• When “Life-Hacking” is Really White Privilege:“You know that fun game you play at Chinese restaurants, where you add “in bed” to everybody’s fortune? You will achieve great success this year…in bed.

    I have a related suggestion for Altucher’s article. Just add “if you’re white” or “because I’m white” to each generalization or anecdote in the article. For instance:

    ‘I find when you act confused but polite then people want to help if you’re white. There was a line behind me. I wasn’t fighting or angry. So there was no reason for anyone to get angry at me, because I’m white.’

  • Rachel Cusk reviewing Confessions of a Bad Mother by Stephanie Calman:  “[T]he appearance of honesty, the willingness to “own up” to certain unorthodoxies, merely conceals a deeper strain of social competitiveness. The “good” mother, with her fixed smile, her rigidity, her goody-goody outlook, her obsession with unnecessary hygiene, is in fact a fool. It is the “bad” mother, unafraid of a joke and a glass of wine, richly self-expressive, scornful of suburban values, who is in reality good.” (via Blue Milk)

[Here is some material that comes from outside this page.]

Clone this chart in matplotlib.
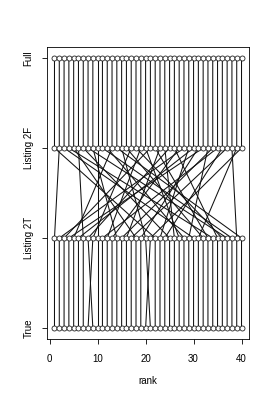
import matplotlib
matplotlib.use("Agg")
import matplotlib.pyplot as plt

# Level labels (bottom to top) and their y positions
levels = ["True", "Listing 2T", "Listing 2F", "Full"]

# Rank of each item under each ordering (items indexed by Full rank)
full_rank = [1, 2, 3, 4, 5, 6, 7, 8, 9, 10, 11, 12, 13, 14, 15, 16, 17, 18, 19, 20,
             21, 22, 23, 24, 25, 26, 27, 28, 29, 30, 31, 32, 33, 34, 35, 36, 37, 38, 39, 40]
listing2f_rank = [1, 2, 3, 4, 5, 6, 7, 8, 9, 10, 11, 12, 13, 14, 15, 16, 17, 18, 19, 20,
                  21, 22, 23, 24, 25, 26, 27, 28, 29, 30, 31, 32, 33, 34, 35, 36, 37, 38, 39, 40]
listing2t_rank = [22, 1, 30, 34, 18, 7, 25, 37, 14, 10, 38, 28, 5, 40, 20, 32, 9, 36, 12, 27,
                  3, 33, 16, 26, 8, 35, 13, 2, 23, 6, 19, 4, 29, 15, 11, 24, 17, 39, 31, 21]
true_rank = [22, 1, 30, 34, 18, 7, 25, 37, 14, 10, 38, 28, 5, 40, 21, 32, 8, 36, 12, 27,
             3, 33, 16, 26, 9, 35, 13, 2, 23, 6, 19, 4, 29, 15, 11, 24, 17, 39, 31, 20]

x_ticks = [0, 10, 20, 30, 40]

plt.rcParams['font.family'] = ['Liberation Sans', 'DejaVu Sans']

fig = plt.figure(figsize=(2.73, 4.0), dpi=100)
ax = fig.add_axes([47/273, 61/400, 202/273, 292/400])

series = [true_rank, listing2t_rank, listing2f_rank, full_rank]
n = len(full_rank)
for i in range(n):
    xs = [s[i] for s in series]
    ys = [1, 2, 3, 4]
    ax.plot(xs, ys, color="#111111", lw=0.75, zorder=1)

for lvl, s in enumerate(series, start=1):
    ax.scatter(sorted(s), [lvl] * n, s=13, facecolors="white",
               edgecolors="#222222", linewidths=0.6, zorder=2)

ax.set_xlim(-0.56, 41.56)
ax.set_ylim(0.88, 4.12)
ax.set_xticks(x_ticks)
ax.set_yticks([1, 2, 3, 4])
ax.set_yticklabels(levels, rotation=90, va="center")
ax.tick_params(axis="both", direction="out", length=3.6, width=0.6,
               labelsize=7, colors="black")
ax.tick_params(axis="x", pad=7)
ax.tick_params(axis="y", pad=6)
for sp in ax.spines.values():
    sp.set_linewidth(0.6)
ax.set_xlabel("rank", fontsize=7, labelpad=9)

fig.savefig("out.png", dpi=100)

    Why is it so difficult to write about parenting? Maybe because it is difficult to write about any relationship — especially relationships with people who are still alive, who you love, and who you hope deeply will outlive you. Because things can’t be boiled down to words and still be accurate, no matter how many words you apply to them. Because writing about relationships changes them, sometimes for the worse. Because people don’t always appreciate being written about. Because the relationship itself is so valuable, so much more valuable than written words would be. So we are left with cliches, platitudes, jokes, glimpses, incomplete pictures and secrets. Some of best words I’ve read about parenting — the words that have made me feel less alone, more sure of myself, clearer on my bearings — have been not in memoirs but in psychology books.


  • Time Still by Peggy O’Mara: “Now I am caring for eternity” — This line in particular is what being a mother feels like to me. Like active meditation. Like always returning to the present. Like longing for something to take the edge off of it. Like learning to tolerate it, to relax into it, to meet my child there — the only place I can parent him.